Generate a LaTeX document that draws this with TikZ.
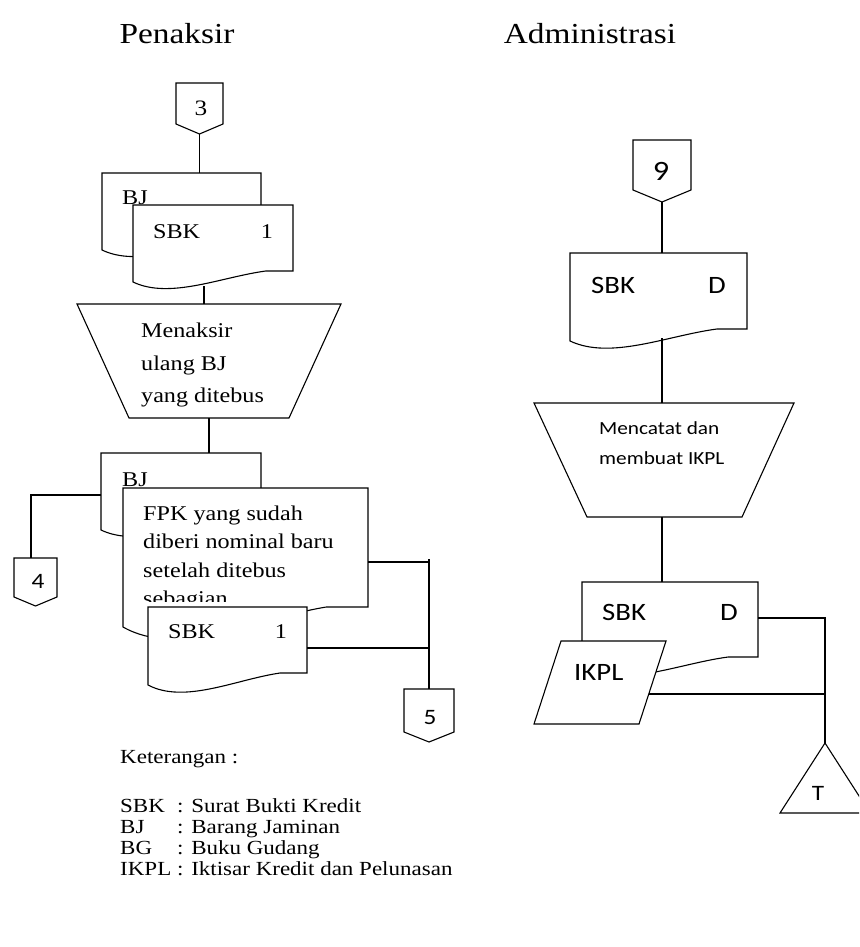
\documentclass[tikz,border=0pt]{standalone}
\usepackage{fontspec}
\setmainfont{Liberation Serif}[FakeStretch=1.15]
\newfontfamily\sansf{Carlito}[FakeStretch=1.15]
\tikzset{
  shp/.style={draw=black, line width=1.1pt, fill=white, line join=miter},
  ln/.style={draw=black, line width=1.1pt},
  ser/.style={font=\fontsize{21}{25}\selectfont, inner sep=0pt},
  sertitle/.style={font=\fontsize{29}{34}\selectfont, inner sep=0pt},
  serleg/.style={font=\fontsize{20}{24}\selectfont, inner sep=0pt},
  sanbig/.style={font=\sansf\fontsize{25}{30}\selectfont, inner sep=0pt},
  sanmid/.style={font=\sansf\fontsize{18.5}{22}\selectfont, inner sep=0pt},
  sansm/.style={font=\sansf\fontsize{22}{26}\selectfont, inner sep=0pt},
}
% document symbol: [style]{x1}{ytop}{x2}{y left bottom}{y right bottom}
\newcommand\mydoc[6][]{%
  \draw[shp,#1] (#2,#3) -- (#4,#3) -- (#4,#6) -- ({#2+0.83*(#4-#2)},#6)
    .. controls ({#2+0.55*(#4-#2)},{#6+0.55*(#5-#6)}) and ({#2+0.23*(#4-#2)},{#5+1.6*(#5-#6)}) .. (#2,#5) -- cycle;}
\begin{document}
\begin{tikzpicture}[x=1pt,y=-1pt]
\useasboundingbox[fill=white] (0,0) rectangle (859,947);

% titles
\node[sertitle, anchor=base] (tpen) at (177,44) {Penaksir};
\node[sertitle, anchor=base] (tadm) at (590,44) {Administrasi};

% ---------------- Penaksir ----------------
\draw[shp] (176,83) -- (223,83) -- (223,124) -- (199.5,134) -- (176,124) -- cycle;
\node[font=\fontsize{22}{26}\selectfont, inner sep=0pt, anchor=base] (n3) at (201,116) {3};
\coordinate (c3b) at (199.5,134);
\coordinate (bj1t) at (199.5,173);
\draw[ln] (c3b) -- (bj1t);

\mydoc{102}{173}{261}{250}{239}
\node[ser, anchor=base west] (bj1) at (122,204) {BJ};
\mydoc{133}{205}{293}{282}{271}
\node[ser, anchor=base west] (sbk1) at (153,238) {SBK};
\node[ser, anchor=base] (one1) at (267,238) {1};

\coordinate (sbk1b) at (204,286);
\coordinate (tr1t) at (204,304);
\draw[ln] (sbk1b) -- (tr1t);

\draw[shp] (77,304) -- (341,304) -- (289,418) -- (129,418) -- cycle;
\node[ser, anchor=base west] (m1) at (141,337) {Menaksir};
\node[ser, anchor=base west] (m2) at (141,370) {ulang BJ};
\node[ser, anchor=base west] (m3) at (141,402) {yang ditebus};

\coordinate (tr1b) at (209,418);
\coordinate (bj2t) at (209,453);
\draw[ln] (tr1b) -- (bj2t);

\mydoc{101}{453}{261}{530}{519}
\node[ser, anchor=base west] (bj2) at (122,486) {BJ};
\coordinate (bj2l) at (101,495);
\coordinate (k4) at (31,495);
\coordinate (c4t) at (31,558);
\draw[ln] (bj2l) -- (k4) -- (c4t);
\draw[shp] (14,558) -- (57,558) -- (57,597) -- (35.5,606) -- (14,597) -- cycle;
\node[sansm, anchor=base] (n4) at (38,588) {4};

\mydoc{123}{488}{368}{627}{607}
\begin{scope}
  \clip (123,488) rectangle (368,601);
  \node[ser, anchor=base west] (f1) at (143,520) {FPK yang sudah};
  \node[ser, anchor=base west] (f2) at (143,548.5) {diberi nominal baru};
  \node[ser, anchor=base west] (f3) at (143,577) {setelah ditebus};
  \node[ser, anchor=base west] (f4) at (143,605.5) {sebagian};
\end{scope}
\mydoc{148}{607}{307}{685}{673}
\node[ser, anchor=base west] (sbk2) at (168,638) {SBK};
\node[ser, anchor=base] (one2) at (281,638) {1};

\coordinate (fpkr) at (368,562);
\coordinate (v5t) at (429,559);
\coordinate (v5m) at (429,562);
\coordinate (sbk2r) at (307,648);
\coordinate (v5n) at (429,648);
\coordinate (c5t) at (429,689);
\draw[ln] (fpkr) -- (v5m);
\draw[ln] (sbk2r) -- (v5n);
\draw[ln] (v5t) -- (c5t);
\draw[shp] (404,689) -- (454,689) -- (454,732) -- (429,742) -- (404,732) -- cycle;
\node[sansm, anchor=base] (n5) at (430,724) {5};

% ---------------- Administrasi ----------------
\draw[shp] (633,140) -- (691,140) -- (691,190) -- (662,202) -- (633,190) -- cycle;
\node[font=\sansf\fontsize{28}{32}\selectfont, inner sep=0pt, anchor=base] (n9) at (661,180) {9};
\coordinate (c9b) at (662,202);
\coordinate (sbk3t) at (662,253);
\draw[ln] (c9b) -- (sbk3t);

\mydoc{570}{253}{747}{341}{329}
\node[sanbig, anchor=base west] (sbk3) at (591,293) {SBK};
\node[sanbig, anchor=base] (d3) at (717,293) {D};

\coordinate (sbk3b) at (662,338);
\coordinate (tr2t) at (662,403);
\draw[ln] (sbk3b) -- (tr2t);
\draw[shp] (534,403) -- (794,403) -- (742,517) -- (587,517) -- cycle;
\node[sanmid, anchor=base west] (mc1) at (599,434) {Mencatat dan};
\node[sanmid, anchor=base west] (mc2) at (599,464) {membuat IKPL};

\coordinate (tr2b) at (662,517);
\coordinate (sbk4t) at (662,582);
\draw[ln] (tr2b) -- (sbk4t);

\mydoc{582}{582}{758}{669}{657}
\node[sanbig, anchor=base west] (sbk4) at (602,620) {SBK};
\node[sanbig, anchor=base] (d4) at (729,620) {D};
\draw[shp] (561,641) -- (666,641) -- (639,724) -- (534,724) -- cycle;
\node[sanbig, anchor=base west] (ikpl) at (574,680) {IKPL};

\coordinate (sbk4r) at (758,618);
\coordinate (kT) at (825,618);
\coordinate (tT) at (825,743);
\coordinate (ikr) at (649,694);
\coordinate (vT) at (825,694);
\draw[ln] (sbk4r) -- (kT) -- (tT);
\draw[ln] (ikr) -- (vT);
\begin{scope}
  \clip (0,0) rectangle (859,947);
  \draw[shp] (825,743) -- (870,813) -- (780,813) -- cycle;
\end{scope}
\node[sansm, anchor=base] (nT) at (818,800) {T};

% ---------------- legend ----------------
\node[serleg, anchor=base west] (ket) at (120,763) {Keterangan :};
\node[serleg, anchor=base west] (l1a) at (120,812) {SBK};
\node[serleg, anchor=base west] (l1b) at (177,812) {: Surat Bukti Kredit};
\node[serleg, anchor=base west] (l2a) at (120,833) {BJ};
\node[serleg, anchor=base west] (l2b) at (177,833) {: Barang Jaminan};
\node[serleg, anchor=base west] (l3a) at (120,854) {BG};
\node[serleg, anchor=base west] (l3b) at (177,854) {: Buku Gudang};
\node[serleg, anchor=base west] (l4a) at (120,875) {IKPL};
\node[serleg, anchor=base west] (l4b) at (177,875) {: Iktisar Kredit dan Pelunasan};
\end{tikzpicture}
\end{document}
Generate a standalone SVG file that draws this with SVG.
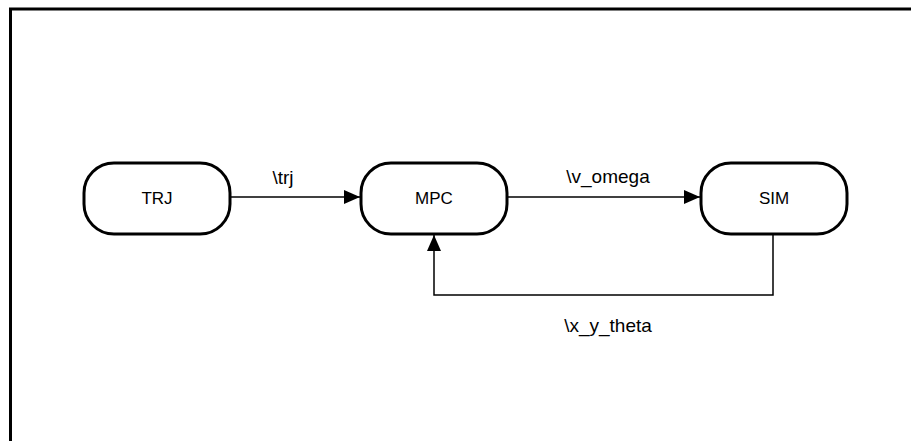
<svg xmlns="http://www.w3.org/2000/svg" width="911" height="441" viewBox="0 0 911 441">
  <style>
    .frame { fill: none; stroke: #000; stroke-width: 3; }
    .node rect { fill: #fff; stroke: #000; stroke-width: 3; }
    .node text { font-family: "Liberation Sans", Arial, sans-serif; font-size: 17px; fill: #000; text-anchor: middle; dominant-baseline: central; }
    .edge { fill: none; stroke: #000; stroke-width: 1.5; }
    .label { font-family: "Liberation Sans", Arial, sans-serif; font-size: 19px; fill: #000; text-anchor: middle; }
  </style>
  <defs>
    <marker id="head" viewBox="0 0 16 14" refX="16" refY="7" markerWidth="16" markerHeight="14" markerUnits="userSpaceOnUse" orient="auto">
      <path d="M0,0 L16,7 L0,14 Z" fill="#000"/>
    </marker>
  </defs>
  <rect width="911" height="441" fill="#fff"/>
  <!-- outer frame: only the left and top sides fall inside the canvas -->
  <path class="frame" d="M10.5,445 V9 H915"/>

  <g id="connectors">
    <line class="edge" x1="231" y1="197" x2="360" y2="197" marker-end="url(#head)"/>
    <line class="edge" x1="507" y1="197" x2="700" y2="197" marker-end="url(#head)"/>
    <polyline class="edge" points="773,234 773,295 434,295 434,235" marker-end="url(#head)"/>
    <text class="label" x="283" y="184">\trj</text>
    <text class="label" x="608" y="183">\v_omega</text>
    <text class="label" x="608" y="332">\x_y_theta</text>
  </g>

  <g id="TRJ" class="node">
    <rect x="84" y="163" width="146" height="71" rx="30" ry="30"/>
    <text x="157" y="198">TRJ</text>
  </g>
  <g id="MPC" class="node">
    <rect x="361" y="163" width="146" height="71" rx="30" ry="30"/>
    <text x="434" y="198">MPC</text>
  </g>
  <g id="SIM" class="node">
    <rect x="701" y="163" width="146" height="71" rx="30" ry="30"/>
    <text x="774" y="198">SIM</text>
  </g>
</svg>
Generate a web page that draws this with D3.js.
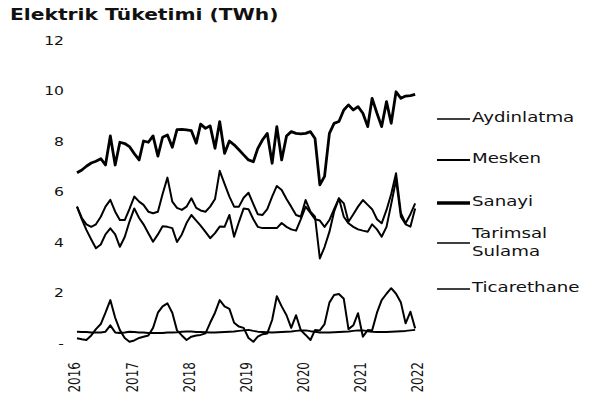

####################

*What is being asked*
All lines that include "this" are to be gathered and copied.

*Expected answer*
Generate a LaTeX document that draws this with TikZ.
Generate a standalone SVG file that draws this with SVG.
Generate a web page that draws this with D3.js.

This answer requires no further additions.